Non è una sorpresa affermare che i giochi AAA siano oggi più grandi che mai, con mondi colossali e traguardi tecnici sempre più ambiziosi. Tuttavia, tutto questo ha un costo: budget milionari che, ormai, risultano quasi impossibili da recuperare.
A lanciare l’allarme è Shuhei Yoshida, ex presidente di PlayStation, secondo cui vendere 10 milioni di copie per un titolo AAA non è più motivo di festeggiamenti per gli sviluppatori. Al contrario, è diventato il minimo sindacale per tentare di rientrare nei costi.
Vendere 10 milioni? Ormai è la norma
Ospite del podcast Kit & Krysta, Yoshida ha sottolineato come oggi i publisher approvino sempre meno giochi, frenati da budget che toccano anche i 200 milioni di dollari. E quando un progetto riceve il via libera, si tratta quasi sempre di un sequel o di un remake: prendere rischi con IP originali potrebbe compromettere l’esistenza stessa dello studio.

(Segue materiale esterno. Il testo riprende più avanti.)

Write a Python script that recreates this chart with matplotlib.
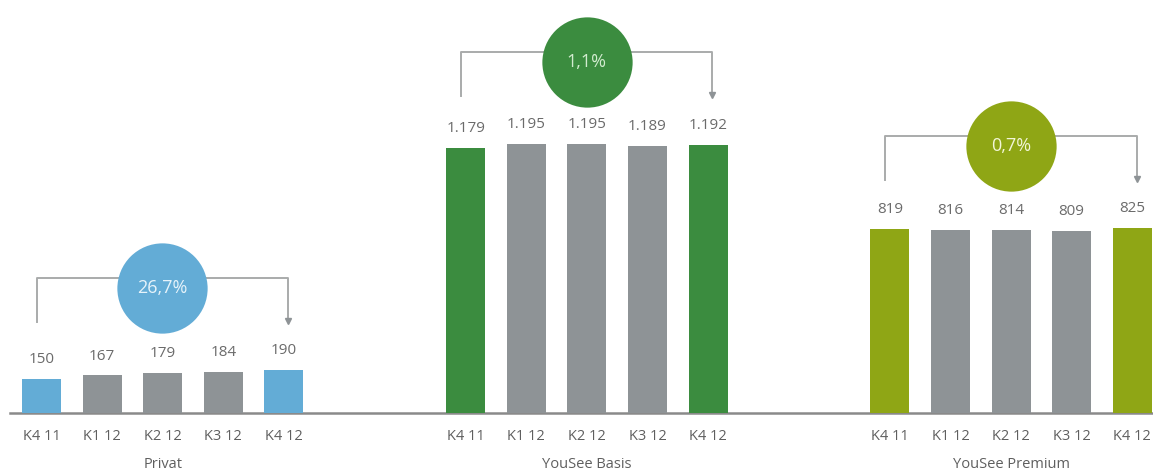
import matplotlib.pyplot as plt

plt.rcParams['font.family'] = ['Open Sans', 'DejaVu Sans']

groups = ['Privat', 'YouSee Basis', 'YouSee Premium']
quarters = ['K4 11', 'K1 12', 'K2 12', 'K3 12', 'K4 12']
privat = [150, 167, 179, 184, 190]
basis = [1179, 1195, 1195, 1189, 1192]
premium = [819, 816, 814, 809, 825]
growth = ['26,7%', '1,1%', '0,7%']

series = [privat, basis, premium]
accent = ['#63acd6', '#3b8c3f', '#8fa615']
circle_text = ['#e6f3fa', '#d2ebcf', '#f2f6d8']
grey = '#8e9396'

fig = plt.figure(figsize=(11.53, 4.70), dpi=100)
ax = fig.add_axes([0, 0, 1, 1])
ax.axis('off')

# 1 px in y = u data units, baseline sits 57 px above the bottom edge
u = 1 / 0.2248
ax.set_ylim(-57 * u, 413 * u)
slot = 60.6
ax.set_xlim(-41.5 / slot, (1153 - 41.5) / slot)

ax.axhline(0, xmin=10 / 1153, xmax=1, color='#8a8a8a', lw=1.8, zorder=1)

for g, vals in enumerate(series):
    xs = [i + 7 * g for i in range(len(vals))]
    cols = [accent[g]] + [grey] * (len(vals) - 2) + [accent[g]]
    ax.bar(xs, vals, width=0.645, color=cols, zorder=2)
    for i, (x, v) in enumerate(zip(xs, vals)):
        ax.annotate(f'{v:,}'.replace(',', '.'), (x, v), xytext=(0, 14),
                    textcoords='offset points', ha='center', va='center',
                    fontsize=11, color='#6b6b6b')
        ax.text(x, -23 * u, quarters[i], ha='center', va='center',
                fontsize=10.5, color='#5f5f5f')
    ax.text(xs[2], -51 * u, groups[g], ha='center', va='center',
            fontsize=10.5, color='#5f5f5f')

    # bracket with arrow from first to last quarter
    top = max(vals) + 92 * u
    left = xs[0] - 0.08
    right = xs[-1] + 0.07
    ax.plot([left, left, right, right], [top - 44 * u, top, top, top - 42 * u],
            color='#a9abab', lw=1.4, zorder=1)
    ax.plot(right, top - 43 * u, marker='v', ms=4, color='#8e9396', zorder=1)
    cx = (left + right) / 2
    ax.plot(cx, top - 10 * u, marker='o', ms=65, color=accent[g], mec='none', zorder=3)
    ax.text(cx, top - 10 * u, growth[g], ha='center', va='center',
            fontsize=13, color=circle_text[g], zorder=4)

fig.savefig('out.png', dpi=100)
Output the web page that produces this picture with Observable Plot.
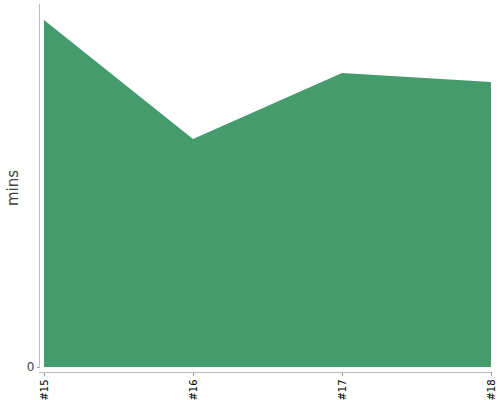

Ai tempi della PS1, vendere un milione di copie era considerato un successo enorme. Ora, invece, vendere dieci milioni è diventato quasi banale. Anche se il passaggio da PS4 a PS5 non ha rivoluzionato la tecnologia, i costi continuano a salire.
Durante la generazione PS4, puntare in alto era considerato una strategia vincente. I blockbuster dominavano il mercato, e l’investimento sembrava sempre destinato a rientrare grazie a un pubblico affamato di titoli sempre più spettacolari. Ma ora il modello sembra essersi incrinato.
E mentre Sony affronta polemiche legate ad aumenti di prezzo in diverse regioni e a licenziamenti interni, anche successi conclamati come Marvel’s Spider-Man 2 sembrano non garantire più ritorni economici certi.
Nel frattempo, titoli AA come Clair Obscur o Blue Prince iniziano a guadagnare terreno, dimostrando che forse la sostenibilità non passa più per le megaproduzioni.